SA compares well with US on some HIV metrics
In December the United States Centers for Disease Control and Prevention (CDC) published its latest Vital Signs report setting out the state of that country’s HIV response. Drawing on estimates from the Thembisa mathematical model of HIV in South Africa, we made some comparisons between the HIV response in the two countries.
Similarities in testing and treatment
Around 86% of people in the United States living with HIV were aware that they were living with the virus in 2017. In South Africa this number is estimated to have been slightly higher in 2017 at 89%. Today it is estimated to be at around 91% in South Africa.
It is however harder to find and test people living with HIV in the United States since only around 0.3% of the population is estimated to be living with HIV, compared to 12.9% in South Africa.
In the United States around 63% of people living with HIV were virally suppressed in 2017 (which means antiretroviral medicines have suppressed the virus to the extent that it is undetectable with standard tests). In South Africa this number is very similar, with around 65% of people living with HIV estimated to be virally suppressed in 2017 (rising to around 73% today).
Very different epidemics
While the above numbers are quite similar, the two countries do have very different epidemics in key respects.
An estimated 7.5 million people in South Africa are living with HIV. This is around 12.9% of the country’s population, which is around 59 million people (according to the population estimate used in Thembisa).

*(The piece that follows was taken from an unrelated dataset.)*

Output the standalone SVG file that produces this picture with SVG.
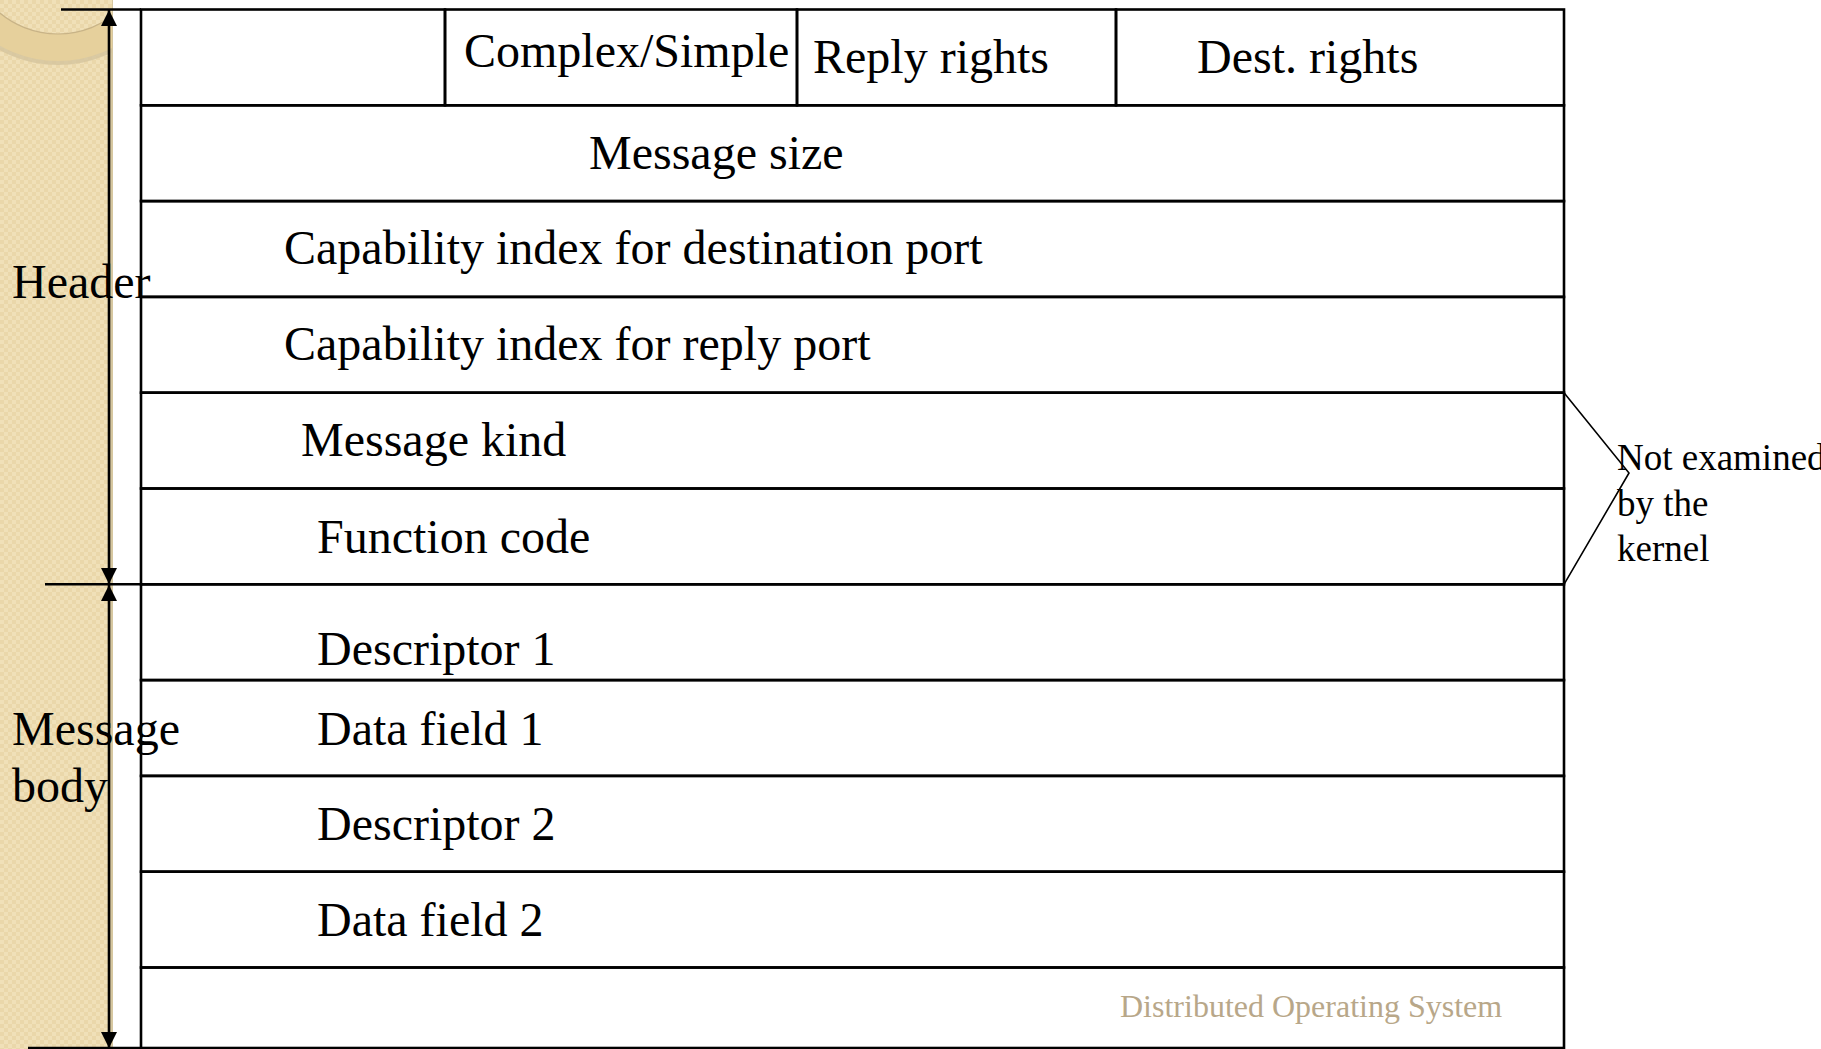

By contrast, only around 1.1. million people out of the United States’ population of 330 million are estimated to be living with HIV (around 0.3%). This 1.1. million number is lower than in KwaZulu-Natal (2 million) and Gauteng (1.9 million) – but more than in any of South Africa’s other provinces.
Thus, while the US certainly has a substantial HIV epidemic, it is smaller than that of the South African epidemic in absolute terms, and much, much smaller in percentage terms.
Rate of new infections
According to the CDC from 2013 to 2017 the rate of new infections in the US was relatively stable at around 38 000 per year.
In South Africa there is estimated to have been more than six times as many new HIV infections in 2017 at around 249 000.
But while new infections are relatively stable in the US, in South Africa there is a clear downward trend in recent years. The projected number for 2019 is just under 200 000.
*Note: We acknowledge that there are many other differences and nuances to the HIV epidemics in the two countries that are beyond the scope of this article.